1.   We note that Perkins refers to the appellee in his notice of appeal as “Bank of New York.”

2.   The notice of removal and federal stay was styled “Tyward Perkins v. Homecomings Financial The Bank of New York Trust Co.”

3.   (Emphasis in original.)

4.   (Citation omitted.)  Aldalassi v. Drummond, 223 Ga.App. 192(1), 477 S.E.2d 372 (1996).

5.   Id.

6.   See Pritchett v. Afzal, 293 Ga.App. 302, 303(1), 666 S.E.2d 641 (2008) (“ ‘failure to provide any cogent argument or citation of authority in support of ․ alleged error constitutes waiver’ ”).   See also Wright v. AFLAC, Inc., 283 Ga.App. 890, 893(4), 643 S.E.2d 233 (2007).

7.   See Miley v. Thornburg Mtg. Home Loans, 294 Ga.App. 140, 141, 668 S.E.2d 560 (2008) (“ ‘When a transcript of the evidence is necessary ․, and the appellant omits it from the record or fails to submit a statutorily authorized substitute, we must assume that the evidence supported the grant of a writ of possession.’ ”).

8.   (Punctuation omitted.)  Shuler v. Hicks, Massey & Gardner, LLP, 280 Ga.App. 738, 742(2), 634 S.E.2d 786 (2006).

9.   See Tauber v. Community Centers Two, 235 Ga.App. 705, 706(1), 509 S.E.2d 662 (1998).

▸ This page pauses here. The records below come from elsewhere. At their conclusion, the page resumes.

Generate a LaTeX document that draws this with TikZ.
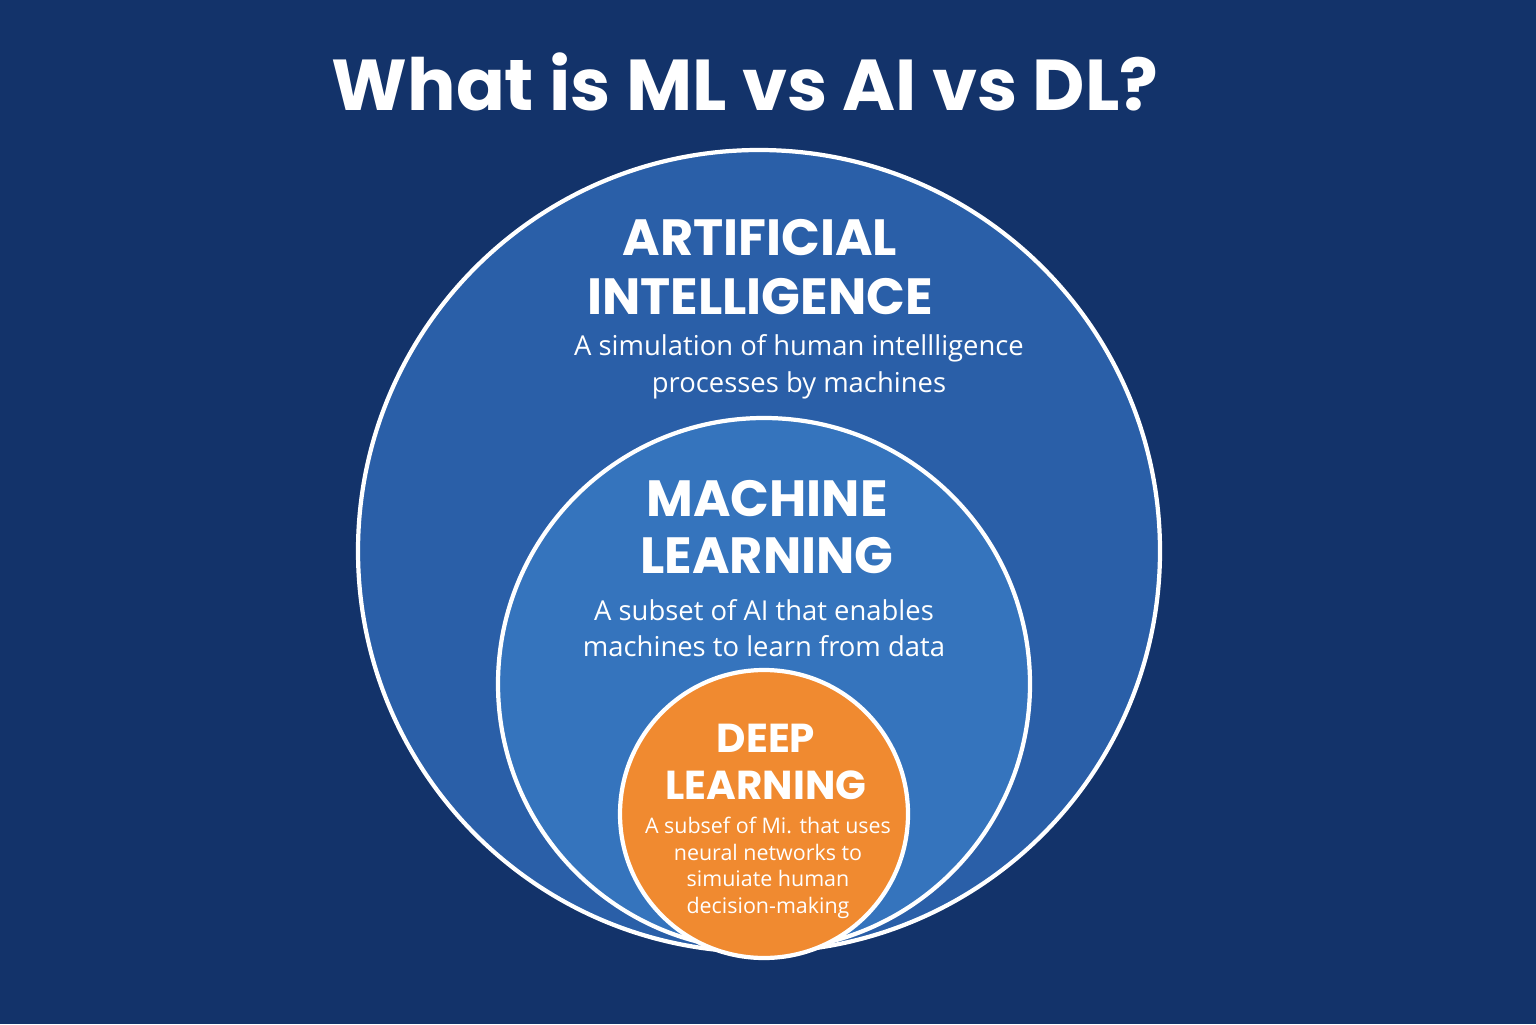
\documentclass[tikz,border=0pt]{standalone}
\usepackage{fontspec}
\setmainfont{Open Sans}
\newfontfamily\headfont{Poppins}
\usetikzlibrary{positioning}
\definecolor{bgblue}{HTML}{13336A}
\definecolor{aiblue}{HTML}{2A5FA8}
\definecolor{mlblue}{HTML}{3574BD}
\definecolor{dlorange}{HTML}{F08A30}

\begin{document}
\begin{tikzpicture}[
    ring/.style={circle, draw=white, line width=1.2pt},
    head/.style={text=white, align=center, font=\headfont\bfseries},
    sub/.style={text=white, align=center, font=\fontsize{7.8}{10.4}\selectfont}
]

% Background
\fill[bgblue] (0,0) rectangle (15.36,10.24);
\useasboundingbox (0,0) rectangle (15.36,10.24);

% Title
\node[head, font=\headfont\bfseries\fontsize{20.5}{24}\selectfont] (title) at (7.45,9.42) {What is ML vs AI vs DL?};

% Circles
\node[ring, fill=aiblue, minimum size=8.02cm] (ai) at (7.59,4.73) {};
\node[ring, fill=mlblue, minimum size=5.32cm] (ml) at (7.64,3.40) {};
\node[ring, fill=dlorange, minimum size=2.88cm] (dl) at (7.64,2.10) {};

% Artificial intelligence
\node[head, font=\headfont\bfseries\fontsize{14.5}{17}\selectfont] (aihead) at (7.60,7.57) {ARTIFICIAL\\INTELLIGENCE};
\node[sub] (aisub) at (7.99,6.57) {A simulation of human intellligence\\processes by machines};

% Machine learning
\node[head, font=\headfont\bfseries\fontsize{14.5}{16}\selectfont] (mlhead) at (7.67,4.97) {MACHINE\\LEARNING};
\node[sub] (mlsub) at (7.64,3.96) {A subset of AI that enables\\machines to learn from data};

% Deep learning
\node[head, font=\headfont\bfseries\fontsize{11.5}{13.2}\selectfont] (dlhead) at (7.66,2.62) {DEEP\\LEARNING};
\node[sub, font=\fontsize{6.1}{7.6}\selectfont] (dlsub) at (7.68,1.56) {A subsef of Mi. that uses\\neural networks to\\simuiate human\\decision-making};

\end{tikzpicture}
\end{document}
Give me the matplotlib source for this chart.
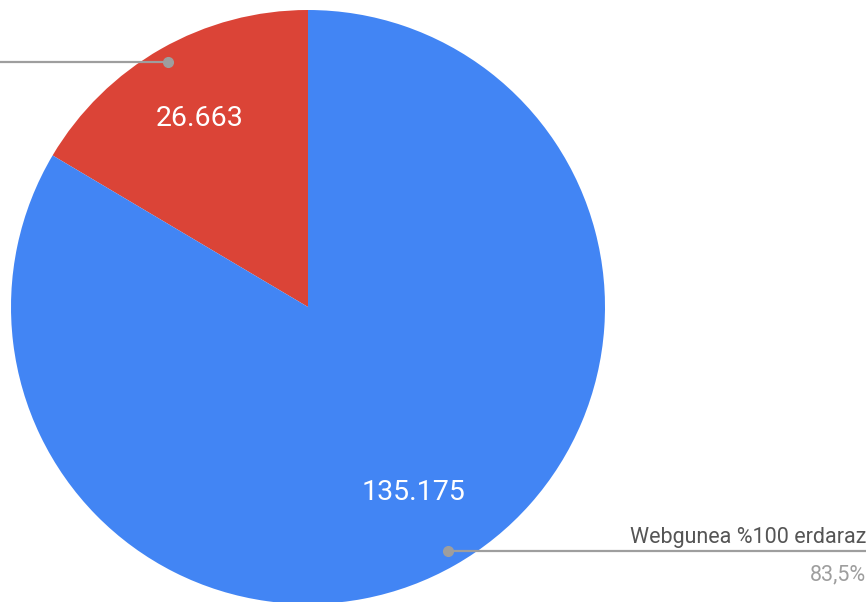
import matplotlib.pyplot as plt

plt.rcParams['font.family'] = ['Roboto', 'DejaVu Sans']

# data
labels = ["Euskaraz", "Webgunea %100 erdaraz"]
values = [26663, 135175]
value_text = ["26.663", "135.175"]
colors = ["#DB4437", "#4285F4"]

W, H = 868, 602
fig = plt.figure(figsize=(W / 100, H / 100), dpi=100)
ax = fig.add_axes([0, 0, 1, 1])

cx, cy, r = 308, H - 307, 297
wedges, _ = ax.pie(values, colors=colors, startangle=90, counterclock=True,
                   center=(cx, cy), radius=r, frame=True,
                   wedgeprops={"linewidth": 0})
ax.set_xlim(0, W)
ax.set_ylim(0, H)
ax.set_aspect("equal")
ax.axis("off")

# value labels inside slices
ax.text(200, H - 119, value_text[0], color="white", fontsize=20.5, ha="center", va="center")
ax.text(413, H - 493, value_text[1], color="white", fontsize=20.5, ha="center", va="center")

# leader lines
lc = "#9e9e9e"
ax.plot([0, 168], [H - 62, H - 62], color=lc, lw=1.6, solid_capstyle="butt")
ax.plot([168], [H - 62], "o", color=lc, ms=7)
ax.plot([448, 866], [H - 551, H - 551], color=lc, lw=1.6, solid_capstyle="butt")
ax.plot([448], [H - 551], "o", color=lc, ms=7)

total = sum(values)
pct = f"{values[1] / total * 100:.1f}%".replace(".", ",")
ax.text(866, H - 537, labels[1], color="#555555", fontsize=15.5, ha="right", va="center")
ax.text(866, H - 575, pct, color="#9e9e9e", fontsize=15.5, ha="right", va="center")

fig.savefig("out.png", dpi=100)
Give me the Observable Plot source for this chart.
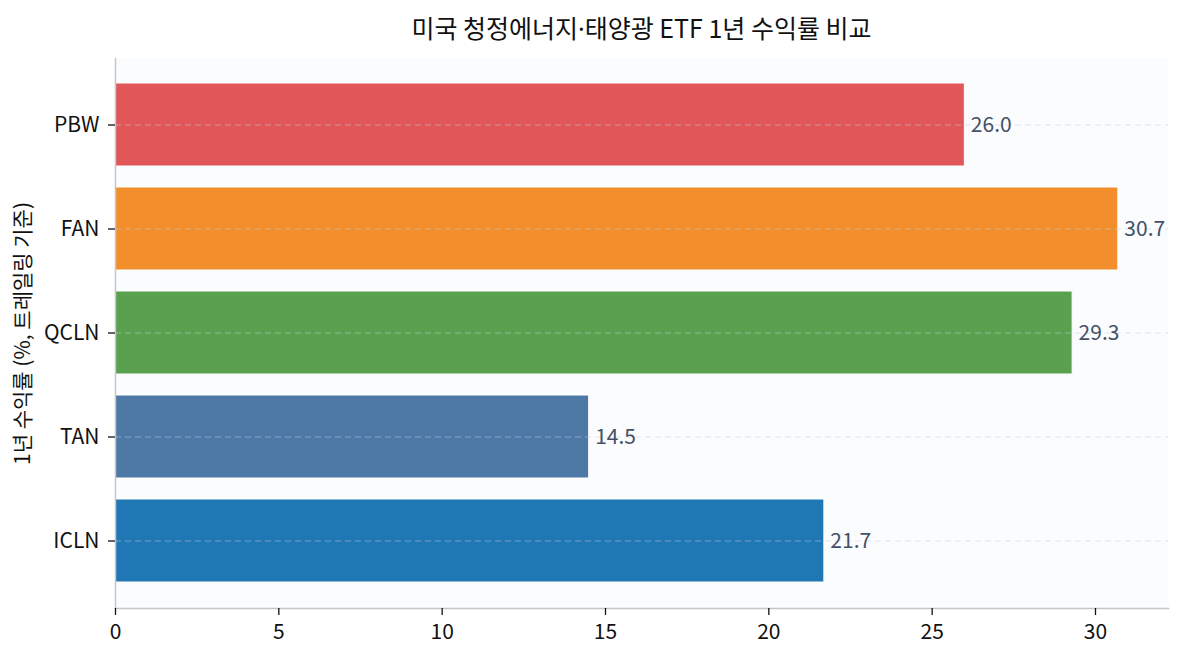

10.   See 28 U.S.C. § 1446(d) (providing that after removal “the State court shall proceed no further unless and until the case is remanded”).   See also Southern Bell Tel. etc. Co. v. Perry, 168 Ga.App. 387, 388, 308 S.E.2d 848 (1983) (“When an action in a State court is removed to a Federal district court, the jurisdiction of the State court is suspended until the case is remanded to the State court, at which time the case resumes the status it occupied at the time of the removal.”).

RUFFIN, Presiding Judge.

ANDREWS, J., concurs. BERNES, J., concurs in the judgment only.